[start of Supplied data]
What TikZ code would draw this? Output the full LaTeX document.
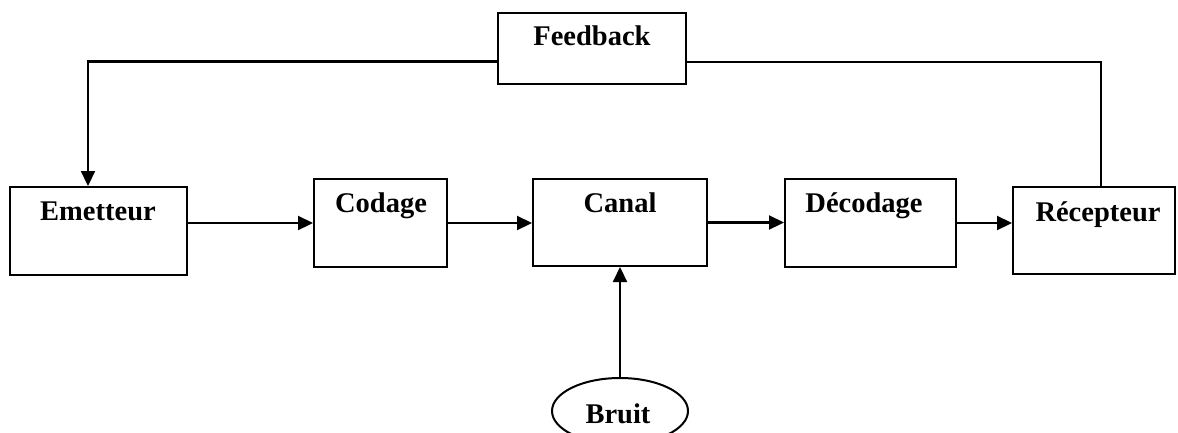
\documentclass[tikz,border=0pt]{standalone}
\usepackage{fontspec}
\setmainfont{Liberation Serif}
\usetikzlibrary{arrows.meta,calc,shapes.geometric}
\begin{document}
\begin{tikzpicture}[x=1pt,y=-1pt,
  box/.style={draw,line width=2pt,rectangle,inner sep=0pt},
  lbl/.style={anchor=base,inner sep=0pt,font=\fontsize{28.5}{30}\selectfont\bfseries},
  conn/.style={line width=2pt},
  arr/.style={line width=2.2pt,-{Triangle[length=15pt,width=14pt]}}]
\useasboundingbox (0,0) rectangle (1178,432);
% boxes
\node[box,minimum width=188pt,minimum height=71pt] (fb) at (592,48.5) {};
\node[box,minimum width=177pt,minimum height=88pt] (emet) at (98.5,231) {};
\node[box,minimum width=133pt,minimum height=88pt] (cod) at (380.5,223) {};
\node[box,minimum width=174pt,minimum height=87pt] (can) at (620,222.5) {};
\node[box,minimum width=171pt,minimum height=88pt] (dec) at (870.5,223) {};
\node[box,minimum width=162pt,minimum height=87pt] (rec) at (1094,230.5) {};
\node[draw,line width=2pt,ellipse,minimum width=136pt,minimum height=66pt,inner sep=0pt] (bruit) at (620,411) {};
% labels
\node[lbl] (fbt) at (592,45.5) {Feedback};
\node[lbl] (emett) at (98,220) {Emetteur};
\node[lbl] (codt) at (381,212) {Codage};
\node[lbl] (cant) at (620,212) {Canal};
\node[lbl] (dect) at (864,212) {Décodage};
\node[lbl] (rect) at (1098,221) {Récepteur};
\node[lbl] (bruitt) at (618,423) {Bruit};
% connectors
\draw[arr] (emet.east |- cod.west) -- (cod.west);
\draw[arr] (cod.east) -- (cod.east -| can.west);
\draw[arr] (can.east) -- (can.east -| dec.west);
\draw[arr] (dec.east) -- (dec.east -| rec.west);
\draw[arr] (bruit.north) -- (can.south);
\draw[arr] ([yshift=23.5pt]fb.south west) -| ([xshift=-10.5pt]emet.north);
\draw[conn] ([yshift=23.5pt]fb.south east) -| ([xshift=7pt]rec.north);
\end{tikzpicture}
\end{document}
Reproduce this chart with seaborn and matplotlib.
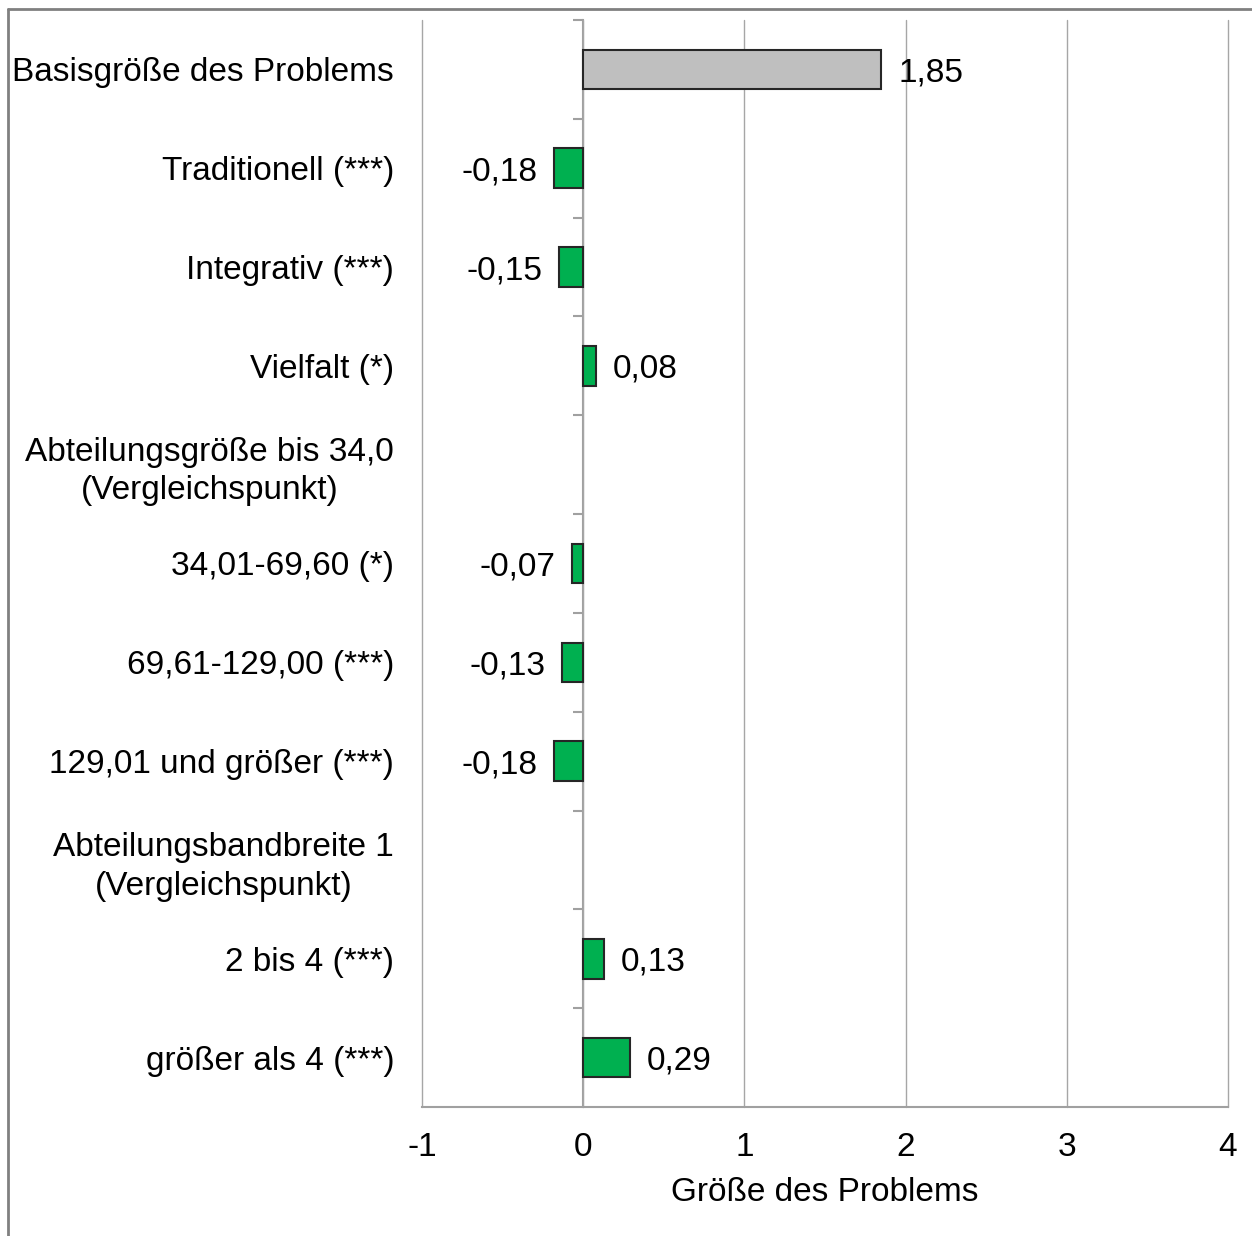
import matplotlib
matplotlib.use("Agg")
import matplotlib.pyplot as plt
from matplotlib.lines import Line2D
import seaborn as sns
import pandas as pd
import numpy as np

categories = [
    "Basisgröße des Problems",
    "Traditionell (***)",
    "Integrativ (***)",
    "Vielfalt (*)",
    "Abteilungsgröße bis 34,0\n(Vergleichspunkt)",
    "34,01-69,60 (*)",
    "69,61-129,00 (***)",
    "129,01 und größer (***)",
    "Abteilungsbandbreite 1\n(Vergleichspunkt)",
    "2 bis 4 (***)",
    "größer als 4 (***)",
]
values = [1.85, -0.18, -0.15, 0.08, None, -0.07, -0.13, -0.18, None, 0.13, 0.29]
x_ticks = [-1, 0, 1, 2, 3, 4]
x_label = "Größe des Problems"

sns.set_style("white")
plt.rcParams["font.family"] = ["Liberation Sans", "DejaVu Sans"]
plt.rcParams["axes.unicode_minus"] = False
plt.rcParams["text.color"] = "black"
plt.rcParams["xtick.color"] = "black"
plt.rcParams["ytick.color"] = "black"
plt.rcParams["axes.labelcolor"] = "black"

df = pd.DataFrame({"category": categories, "value": values}).dropna()
palette = {c: ("#BFBFBF" if i == 0 else "#00B050") for i, c in enumerate(categories)}

fig = plt.figure(figsize=(12.52, 12.36), dpi=100)
ax = fig.add_axes([422 / 1252, 1 - 1107 / 1236, (1228 - 422) / 1252, (1107 - 20) / 1236])

sns.barplot(data=df, x="value", y="category", order=categories, hue="category",
            palette=palette, saturation=1, width=0.4, edgecolor="#262626", linewidth=1.5,
            legend=False, orient="h", ax=ax)

ax.set_xlim(-1, 4)
ax.set_ylim(len(categories) - 0.5, -0.5)

ax.set_xticks(x_ticks)
ax.set_xticklabels([str(t) for t in x_ticks], fontsize=24, color="black")
ax.tick_params(axis="x", length=8, color="#A0A0A0", width=1.5, pad=10, labelcolor="black")
ax.set_xlabel(x_label, fontsize=24, labelpad=10, color="black")

ax.set_yticks(range(len(categories)))
ax.set_yticklabels(categories, fontsize=24, color="black")
for lbl in ax.get_yticklabels():
    lbl.set_multialignment("center")
    lbl.set_linespacing(1.3)
ax.tick_params(axis="y", length=0, pad=20, labelcolor="black")
ax.set_ylabel("")

ax.grid(axis="x", color="#A6A6A6", linewidth=1)
ax.grid(axis="y", visible=False)
for gl in ax.get_xgridlines():
    gl.set_clip_on(False)
ax.set_axisbelow(True)
for s in ["top", "right", "left"]:
    ax.spines[s].set_visible(False)
ax.spines["bottom"].set_color("#A0A0A0")
ax.spines["bottom"].set_linewidth(1.5)

# zero axis with category-boundary ticks
sec = ax.secondary_yaxis((0 - (-1)) / (4 - (-1)))
sec.set_yticks(np.arange(-0.5, len(categories) - 0.5, 1.0))
sec.set_yticklabels([])
sec.tick_params(length=7, color="#A0A0A0", width=1.5)
sec.spines["left"].set_color("#A0A0A0")
sec.spines["left"].set_linewidth(1.5)

for cont in ax.containers:
    for bar in cont:
        w = bar.get_width()
        if np.isnan(w):
            continue
        yc = bar.get_y() + bar.get_height() / 2
        off = 12 if w >= 0 else -12
        ax.annotate(f"{w:.2f}".replace(".", ","), xy=(w, yc), xytext=(off, 0),
                    textcoords="offset points", ha="left" if w >= 0 else "right",
                    va="center_baseline", fontsize=24, color="black")

# outer figure frame (top and left)
fig.add_artist(Line2D([8 / 1252, 1], [1 - 9 / 1236, 1 - 9 / 1236], transform=fig.transFigure,
                      color="#808080", linewidth=2))
fig.add_artist(Line2D([8 / 1252, 8 / 1252], [0, 1 - 9 / 1236], transform=fig.transFigure,
                      color="#808080", linewidth=2))

fig.savefig("out.png", dpi=100, facecolor="white")
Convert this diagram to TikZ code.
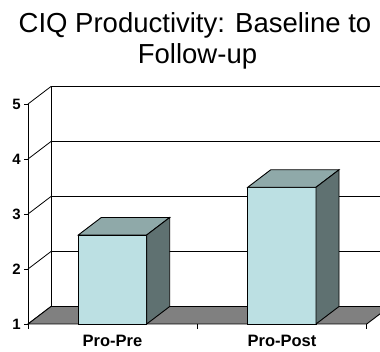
\documentclass[tikz,border=0pt]{standalone}
\usepackage{fontspec}
\setmainfont{Liberation Sans}
\definecolor{barfront}{HTML}{BCE0E3}
\definecolor{bartop}{HTML}{8FA9A9}
\definecolor{barside}{HTML}{5F7171}
\definecolor{floorc}{HTML}{808080}
\tikzset{
  line/.style={draw=black,line width=0.9pt},
  grid/.style={draw=black,line width=0.8pt},
  ylab/.style={font=\fontsize{15}{15}\selectfont\bfseries,inner sep=0pt,anchor=east},
  xlab/.style={font=\fontsize{16.5}{16.5}\selectfont\bfseries,inner sep=0pt,anchor=base},
  ttl/.style={font=\fontsize{27.5}{27.5}\selectfont,inner sep=0pt,anchor=base}
}
\newcommand\mybar[3]{% left x, right x, top y (front face)
  \pgfmathsetmacro\bxl{#1+23}\pgfmathsetmacro\bxr{#2+23}\pgfmathsetmacro\byt{#3-17.5}
  \filldraw[fill=barfront,line] (#1,324) rectangle (#2,#3);
  \filldraw[fill=bartop,line] (#1,#3) -- (\bxl,\byt) -- (\bxr,\byt) -- (#2,#3) -- cycle;
  \filldraw[fill=barside,line] (#2,#3) -- (\bxr,\byt) -- (\bxr,306.5) -- (#2,324) -- cycle;
}
\begin{document}
\begin{tikzpicture}[x=1pt,y=-1pt]
\useasboundingbox (0,0) rectangle (380,352);
\clip (0,0) rectangle (380,352);
% back wall grid
\foreach \yy in {86.5,141.5,196.5,251.5} \draw[grid] (51,\yy) -- (400,\yy);
\draw[line] (51,86.5) -- (51,306.5);
% left wall diagonals
\foreach \v in {0,...,4} \draw[grid] (28,324-55*\v) -- (51,306.5-55*\v);
% floor
\filldraw[fill=floorc,line] (28,324) -- (366.7,324) -- (389.7,306.5) -- (51,306.5) -- cycle;
% front axis
\draw[line] (28,104) -- (28,324);
\foreach \v in {0,...,4} \draw[line] (24,324-55*\v) -- (28,324-55*\v);
\foreach \xx in {28,197.3,366.7} \draw[line] (\xx,324) -- (\xx,329);
% bars
\mybar{78.3}{146.7}{235}
\mybar{247.7}{316}{187.3}
% labels
\node[ylab] (n1) at (21,324) {1};
\node[ylab] (n2) at (21,269) {2};
\node[ylab] (n3) at (21,214) {3};
\node[ylab] (n4) at (21,159) {4};
\node[ylab] (n5) at (21,104) {5};
\node[xlab] (c1) at (112.5,347) {Pro-Pre};
\node[xlab] (c2) at (282,347) {Pro-Post};
\node[ttl] (t1) at (195,33) {CIQ Productivity: Baseline to};
\node[ttl] (t2) at (197.5,64) {Follow-up};
\end{tikzpicture}
\end{document}
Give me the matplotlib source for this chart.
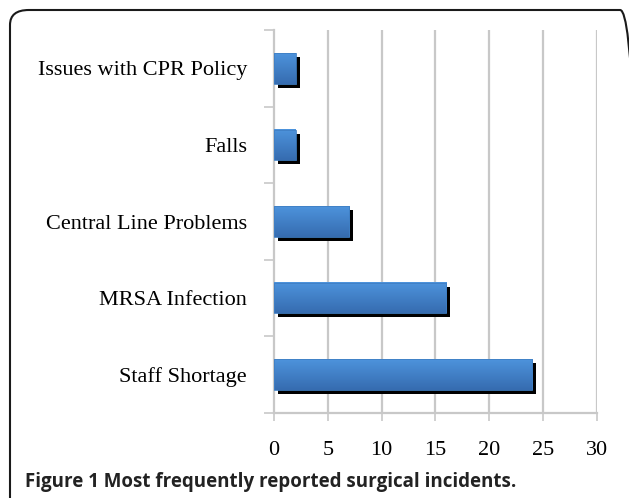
import numpy as np
import matplotlib
matplotlib.use("Agg")
import matplotlib.pyplot as plt
from matplotlib.patches import FancyBboxPatch

# data
categories = ["Staff Shortage", "MRSA Infection", "Central Line Problems", "Falls", "Issues with CPR Policy"]
counts = [24, 16, 7, 2, 2]
x_ticks = [0, 5, 10, 15, 20, 25, 30]
caption = "Figure 1 Most frequently reported surgical incidents."

fig = plt.figure(figsize=(6.29, 4.98), dpi=100)
fig.patch.set_facecolor("white")

# rounded frame around the figure (clipped at right/bottom)
frame = FancyBboxPatch((10 / 629, -0.05), 1.0, 1 - 10 / 498 + 0.05,
                       boxstyle="round,pad=0,rounding_size=0.03",
                       transform=fig.transFigure, fill=False,
                       edgecolor="#1a1a1a", linewidth=1.5)
fig.patches.append(frame)

ax = fig.add_axes([274 / 629, 1 - 413 / 498, (597 - 274) / 629, (413 - 30) / 498])
ax.set_xlim(0, 30)
ax.set_ylim(-0.5, len(categories) - 0.5)

grid_col = "#c8c8c8"
for v in x_ticks[1:]:
    ax.axvline(v, color=grid_col, linewidth=1.6, zorder=0)

bar_h = 0.40
top_col = np.array([0x4d, 0x93, 0xdc]) / 255
bot_col = np.array([0x36, 0x6c, 0xb0]) / 255
grad = np.linspace(0, 1, 64)[:, None, None]
img = top_col * (1 - grad) + bot_col * grad

# shadow offset in data units (about 4 px)
dx = 4 * 30 / 323
dy = 4 * 5 / 383
for i, v in enumerate(counts):
    ax.add_patch(plt.Rectangle((dx, i - bar_h / 2 - dy), v, bar_h,
                               facecolor="black", edgecolor="none", zorder=2))
    ax.imshow(img, extent=(0, v, i - bar_h / 2, i + bar_h / 2),
              aspect="auto", origin="upper", zorder=3, interpolation="bilinear")
    ax.add_patch(plt.Rectangle((0, i - bar_h / 2), v, bar_h,
                               facecolor="none", edgecolor="#3f7fc4", linewidth=0.6, zorder=4))
ax.set_xlim(0, 30)
ax.set_ylim(-0.5, len(categories) - 0.5)

for s in ["top", "right"]:
    ax.spines[s].set_visible(False)
for s in ["left", "bottom"]:
    ax.spines[s].set_color(grid_col)
    ax.spines[s].set_linewidth(1.6)

ax.set_xticks(x_ticks)
ax.set_xticklabels([str(t) for t in x_ticks], family="Liberation Serif", fontsize=16)
ax.tick_params(axis="x", length=6, width=1.2, color=grid_col, pad=14)

# category labels centered, ticks on boundaries
ax.set_yticks(np.arange(len(categories)))
ax.set_yticklabels(categories, family="Liberation Serif", fontsize=16)
ax.tick_params(axis="y", length=0, pad=19.5)
ax.set_yticks(np.arange(len(categories) + 1) - 0.5, minor=True)
ax.tick_params(axis="y", which="minor", length=7, width=1.2, color=grid_col)

fig.text(25 / 629, 1 - 482 / 498, caption, family="Open Sans", fontweight="bold",
         fontsize=13.5, color="#222222", va="center", ha="left")

fig.savefig("out.png", dpi=100)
[end of Supplied data]
Task instructions
Make an exact copy of the lines from the one holding "Reproduce this chart" through the one holding "ax = fig.add_axes([422", end lines included, without the pictures.

Solution to the exercise
Reproduce this chart with seaborn and matplotlib.
import matplotlib
matplotlib.use("Agg")
import matplotlib.pyplot as plt
from matplotlib.lines import Line2D
import seaborn as sns
import pandas as pd
import numpy as np

categories = [
    "Basisgröße des Problems",
    "Traditionell (***)",
    "Integrativ (***)",
    "Vielfalt (*)",
    "Abteilungsgröße bis 34,0\n(Vergleichspunkt)",
    "34,01-69,60 (*)",
    "69,61-129,00 (***)",
    "129,01 und größer (***)",
    "Abteilungsbandbreite 1\n(Vergleichspunkt)",
    "2 bis 4 (***)",
    "größer als 4 (***)",
]
values = [1.85, -0.18, -0.15, 0.08, None, -0.07, -0.13, -0.18, None, 0.13, 0.29]
x_ticks = [-1, 0, 1, 2, 3, 4]
x_label = "Größe des Problems"

sns.set_style("white")
plt.rcParams["font.family"] = ["Liberation Sans", "DejaVu Sans"]
plt.rcParams["axes.unicode_minus"] = False
plt.rcParams["text.color"] = "black"
plt.rcParams["xtick.color"] = "black"
plt.rcParams["ytick.color"] = "black"
plt.rcParams["axes.labelcolor"] = "black"

df = pd.DataFrame({"category": categories, "value": values}).dropna()
palette = {c: ("#BFBFBF" if i == 0 else "#00B050") for i, c in enumerate(categories)}

fig = plt.figure(figsize=(12.52, 12.36), dpi=100)
ax = fig.add_axes([422 / 1252, 1 - 1107 / 1236, (1228 - 422) / 1252, (1107 - 20) / 1236])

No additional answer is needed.